Reproduce the listing below exactly, beginning with its first line and ending with the line that holds "const outlineY = [0, 2.85, 3.15, 0];"; pictures are not part of the copy.

═══ GIVEN DATA

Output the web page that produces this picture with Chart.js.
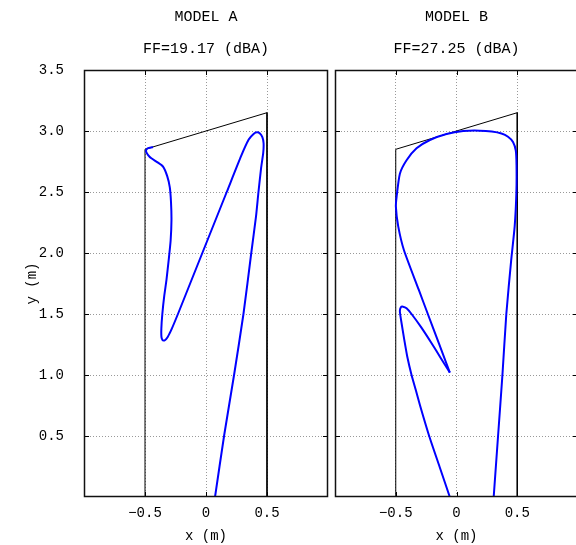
<!DOCTYPE html>
<html>
<head>
<meta charset="utf-8">
<script src="https://cdn.jsdelivr.net/npm/chart.js@4.4.1/dist/chart.umd.min.js"></script>
<style>
  html, body { margin: 0; padding: 0; background: #fff; overflow: hidden; width: 576px; height: 545px; }
  canvas.panel { position: absolute; top: 0; height: 545px; }
  #chartA { left: 0; width: 331px; }
  #chartB { left: 331px; width: 250px; }
</style>
</head>
<body>
<canvas id="chartA" class="panel" width="331" height="545"></canvas>
<canvas id="chartB" class="panel" width="250" height="545"></canvas>
<script>
  // panel headers
  const modelNames = ['MODEL A', 'MODEL B'];
  const ffLabels = ['FF=19.17 (dBA)', 'FF=27.25 (dBA)'];

  // axes
  const xTicks = [-0.5, 0, 0.5];
  const xTickLabels = ['\u22120.5', '0', '0.5'];
  const yTicks = [0.5, 1.0, 1.5, 2.0, 2.5, 3.0, 3.5];
  const yTickLabels = ['0.5', '1.0', '1.5', '2.0', '2.5', '3.0', '3.5'];

  // black outline (same in both panels)
  const outlineX = [-0.5, -0.5, 0.5, 0.5];
  const outlineY = [0, 2.85, 3.15, 0];

  // model A curve
  const aX = [0.074, 0.148, 0.23, 0.307, 0.371, 0.41, 0.43, 0.452, 0.469, 0.472,
              0.462, 0.44, 0.418, 0.392, 0.35, 0.29, 0.17, 0.07, -0.03, -0.13,
              -0.23, -0.28, -0.315, -0.34, -0.355, -0.365, -0.366, -0.358, -0.342, -0.324,
              -0.305, -0.29, -0.283, -0.287, -0.297, -0.318, -0.352, -0.40, -0.448, -0.476,
              -0.492, -0.48, -0.458, -0.434];
  const aY = [0, 0.5, 1.0, 1.5, 2.0, 2.3, 2.5, 2.7, 2.82, 2.9,
              2.95, 2.982, 2.99, 2.978, 2.93, 2.8, 2.5, 2.25, 2.0, 1.75,
              1.5, 1.38, 1.31, 1.283, 1.285, 1.31, 1.38, 1.5, 1.65, 1.78,
              1.95, 2.1, 2.27, 2.42, 2.54, 2.63, 2.708, 2.745, 2.776, 2.805,
              2.835, 2.856, 2.863, 2.868];

  // model B curve, split at the sharp turn near (-0.055, 1.02)
  const b1X = [0.306, 0.342, 0.378, 0.41, 0.45, 0.479, 0.493, 0.494, 0.488, 0.465,
               0.424, 0.37, 0.29, 0.19, 0.055, -0.082, -0.219, -0.329, -0.411, -0.466,
               -0.493, -0.499, -0.48, -0.433, -0.31, -0.236, -0.144, -0.055];
  const b1Y = [0, 0.5, 1.0, 1.5, 1.94, 2.22, 2.5, 2.72, 2.84, 2.91,
               2.953, 2.98, 2.996, 3.003, 3.0, 2.975, 2.926, 2.858, 2.76, 2.65,
               2.46, 2.38, 2.22, 2.025, 1.697, 1.5, 1.257, 1.02];
  const b2X = [-0.055, -0.13, -0.205, -0.29, -0.37, -0.411, -0.44, -0.458, -0.466, -0.452,
               -0.43, -0.405, -0.37, -0.335, -0.30, -0.225, -0.14, -0.055];
  const b2Y = [1.02, 1.14, 1.26, 1.39, 1.5, 1.547, 1.56, 1.555, 1.52, 1.424,
               1.29, 1.15, 1.0, 0.877, 0.75, 0.5, 0.25, 0];

  const FONT = "'Liberation Mono', 'DejaVu Sans Mono', monospace";
  Chart.defaults.font.family = FONT;
  Chart.defaults.color = '#000';

  const pts = (xs, ys) => xs.map((x, i) => ({ x: x, y: ys[i] }));

  // frame round the plot area plus small inward ticks
  const framePlugin = {
    id: 'frame',
    afterDatasetsDraw(chart) {
      const { ctx, chartArea: a, scales } = chart;
      ctx.save();
      ctx.strokeStyle = '#000';
      ctx.lineWidth = 1;
      ctx.beginPath();
      for (const v of yTicks) {
        const y = Math.round(scales.y.getPixelForValue(v)) + 0.5;
        ctx.moveTo(a.left, y); ctx.lineTo(a.left + 5, y);
        ctx.moveTo(a.right, y); ctx.lineTo(a.right - 5, y);
      }
      for (const v of xTicks) {
        const x = Math.round(scales.x.getPixelForValue(v)) + 0.5;
        ctx.moveTo(x, a.bottom); ctx.lineTo(x, a.bottom - 5);
        ctx.moveTo(x, a.top); ctx.lineTo(x, a.top + 5);
      }
      ctx.stroke();
      ctx.lineWidth = 1.5;
      ctx.strokeStyle = '#111';
      ctx.strokeRect(Math.round(a.left) + 0.5, Math.round(a.top) + 0.5,
                     Math.round(a.width) - 1, Math.round(a.height) - 1);
      ctx.restore();
    }
  };

  function makePanel(id, idx, curves, showY, padding) {
    const blue = curves.map(c => ({
      data: pts(c[0], c[1]),
      borderColor: '#0000ff',
      borderWidth: 2,
      showLine: true,
      pointRadius: 0,
      tension: 0.2,
      order: 0
    }));
    return new Chart(document.getElementById(id), {
      type: 'scatter',
      data: {
        datasets: blue.concat([{
          data: pts(outlineX, outlineY),
          borderColor: '#000',
          borderWidth: 1,
          showLine: true,
          pointRadius: 0,
          tension: 0,
          order: 1
        }])
      },
      options: {
        responsive: false,
        animation: false,
        layout: { padding: padding },
        plugins: {
          legend: { display: false },
          tooltip: { enabled: false },
          title: {
            display: true,
            fullSize: false,
            text: [modelNames[idx], ffLabels[idx]],
            font: { size: 15, weight: 'normal', lineHeight: '32px' },
            padding: { top: 1, bottom: 5 }
          }
        },
        scales: {
          x: {
            type: 'linear',
            min: -1,
            max: 1,
            afterBuildTicks: s => { s.ticks = xTicks.map(v => ({ value: v })); },
            afterFit: s => { s.height = 48; },
            ticks: {
              callback: (v, i) => xTickLabels[i],
              font: { size: 14 },
              padding: 8,
              maxRotation: 0,
              autoSkip: false
            },
            grid: { color: '#999', drawTicks: false },
            border: { display: false, dash: [1, 2] },
            title: { display: true, text: 'x (m)', font: { size: 14 }, padding: 0 }
          },
          y: {
            type: 'linear',
            min: 0,
            max: 3.5,
            afterBuildTicks: s => { s.ticks = yTicks.map(v => ({ value: v })); },
            afterFit: s => { s.width = showY ? 84 : 0; },
            ticks: {
              display: showY,
              callback: (v, i) => yTickLabels[i],
              font: { size: 14 },
              padding: 20
            },
            grid: { color: '#999', drawTicks: false },
            border: { display: false, dash: [1, 2] },
            title: { display: showY, text: 'y (m)', font: { size: 14 }, padding: { top: 24, bottom: 0 } }
          }
        }
      },
      plugins: [framePlugin]
    });
  }

  makePanel('chartA', 0, [[aX, aY]], true, { left: 0, right: 3, top: 0, bottom: 0 });
  makePanel('chartB', 1, [[b1X, b1Y], [b2X, b2Y]], false, { left: 4, right: 3, top: 0, bottom: 0 });
</script>
</body>
</html>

══════

**SOLUTION**
Output the web page that produces this picture with Chart.js.
<!DOCTYPE html>
<html>
<head>
<meta charset="utf-8">
<script src="https://cdn.jsdelivr.net/npm/chart.js@4.4.1/dist/chart.umd.min.js"></script>
<style>
  html, body { margin: 0; padding: 0; background: #fff; overflow: hidden; width: 576px; height: 545px; }
  canvas.panel { position: absolute; top: 0; height: 545px; }
  #chartA { left: 0; width: 331px; }
  #chartB { left: 331px; width: 250px; }
</style>
</head>
<body>
<canvas id="chartA" class="panel" width="331" height="545"></canvas>
<canvas id="chartB" class="panel" width="250" height="545"></canvas>
<script>
  // panel headers
  const modelNames = ['MODEL A', 'MODEL B'];
  const ffLabels = ['FF=19.17 (dBA)', 'FF=27.25 (dBA)'];

  // axes
  const xTicks = [-0.5, 0, 0.5];
  const xTickLabels = ['\u22120.5', '0', '0.5'];
  const yTicks = [0.5, 1.0, 1.5, 2.0, 2.5, 3.0, 3.5];
  const yTickLabels = ['0.5', '1.0', '1.5', '2.0', '2.5', '3.0', '3.5'];

  // black outline (same in both panels)
  const outlineX = [-0.5, -0.5, 0.5, 0.5];
  const outlineY = [0, 2.85, 3.15, 0];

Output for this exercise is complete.